Wednesday, September 7, 2011

The lessons of Switzerland
















Earlier this week, the central bank of Switzerland (the Swiss National Bank) announced that it will enact a policy of buying euros in order to ensure that the Swiss franc does not continue to strengthen against the foundering euro. They set a target of requiring that the euro retain a value equal to at least F1.20 per euro.

Without this intervention, fewer and fewer Swiss francs would be required to obtain one euro (or, seen from the other direction, more and more euros would be required to obtain a set number of Swiss francs from one day to the next, as demand for Swiss francs drove the price of a franc higher and higher versus the declining currency of the economically troubled European Union).

This is a momentous occasion and a sad but probably necessary move from Switzerland, which abstained from joining the EU and which has been a true model of stable currency over the years.

As the European debt crisis intensifies, Switzerland has found itself in a difficult position, surrounded by eurozone countries filled with investors who have been trying to get their capital out of euros and into something more solid. Switzerland has been a rock in the midst of the recent stormy European sea (see diagram below), and as demand for their francs soared, their economy was put at risk by the rapid and increasing relative overvaluation that resulted.

























Here is a link to an editorial in today's Wall Street Journal opinion page which explains that this move by the Swiss National Bank should not necessarily be seen as a sop to Swiss exporters whose goods were becoming too expensive for the rest of the world (or Swiss tourism, which would suffer as eurozone visitors found that their euros were not buying them much traction when turned into Swiss francs), nor as a nod to inflating their currency, but rather as a move to keep their foreign exchange rates more stable (having your currency appreciating rapidly can be as destabilizing as can having it depreciate rapidly).

The Wall Street Journal editors explain that the Swiss concern for stability is all too rare in recent decades, saying:
It's not fashionable these days for central bankers to worry too much about the external value of their currencies. Since the collapse of the Bretton Woods exchange-rate system in the 1970s, policy makers have grown fond of saying that markets should set exchange rates. But markets can't set the value of a commodity whose sole supplier is the central bank, and this pseudo-laissez-faire is an abdication of central banks' duty to control the supply of their currency, both internally and externally. Full marks to the Swiss for breaking with this mistaken central-bank orthodoxy.
This echoes arguments we have put forward in previous posts regarding the US dollar, saying that we are not among the camp that argues for a weaker dollar, but neither are we among the camp that argues for a constantly strengthening dollar. We are among the tiny camp of those who argue for a stable dollar.

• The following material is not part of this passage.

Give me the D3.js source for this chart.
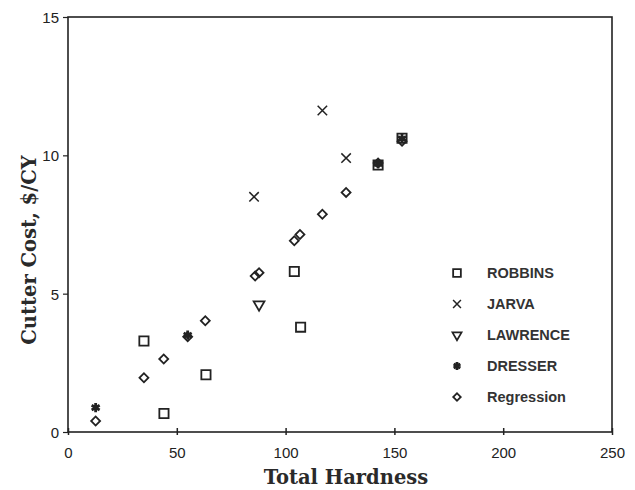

On a related note, we also believe it is worth pointing out that the current turbulence in Europe is revealing once again that in a crisis, investors from around the world do not just flee to Swiss francs, but also to US dollars. There has been a lot of doomsday talk in the US in recent months that the US dollar cannot last much longer as the world's reserve currency.

We believe that such fearmongering is irresponsible: the US may be making egregious monetary and fiscal mistakes, but the fact remains that the US is by far the largest economy in the world and the only one with a system large enough to handle the job of acting as the reserve currency. We take our hats off to the bankers and policymakers in Australia and Canada (and Switzerland) who have done a far better job than those here in the US in managing their fiscal and monetary affairs than has the US, but the fact remains that those economies are nowhere near as diversified as the American economy in terms of goods and services produced, nor are they anywhere near as large. This should be well understood by investors who are being bombarded on all sides by politically-motivated messages threatening the end of the US dollar's reserve currency status.

The real thing that investors should take out of all this currency turbulence of late is the core lesson that we have tried to make central to everything we say here on this blog: that investors should be focusing on the businesses to which they commit capital, and avoid being sucked in to the siren song of chasing currency-based speculations (or any other primarily market-driven trading activity, all of which are the opposite of making business-based investments).

The real question for investors at any time and in any economic situation is, "What kind of businesses do you own (or to what kind of businesses do you lend investment capital)?" This is the question investors should ask themselves, rather than the seductive but dangerous questions of "How are you playing the (weakening/strengthening) US dollar?" or "What kinds of international plays are best to take advantage of the current situation in (insert latest headline-grabbing country or region of the world)?"

These are some of the important lessons investors should take out of the current situation in Switzerland and Europe.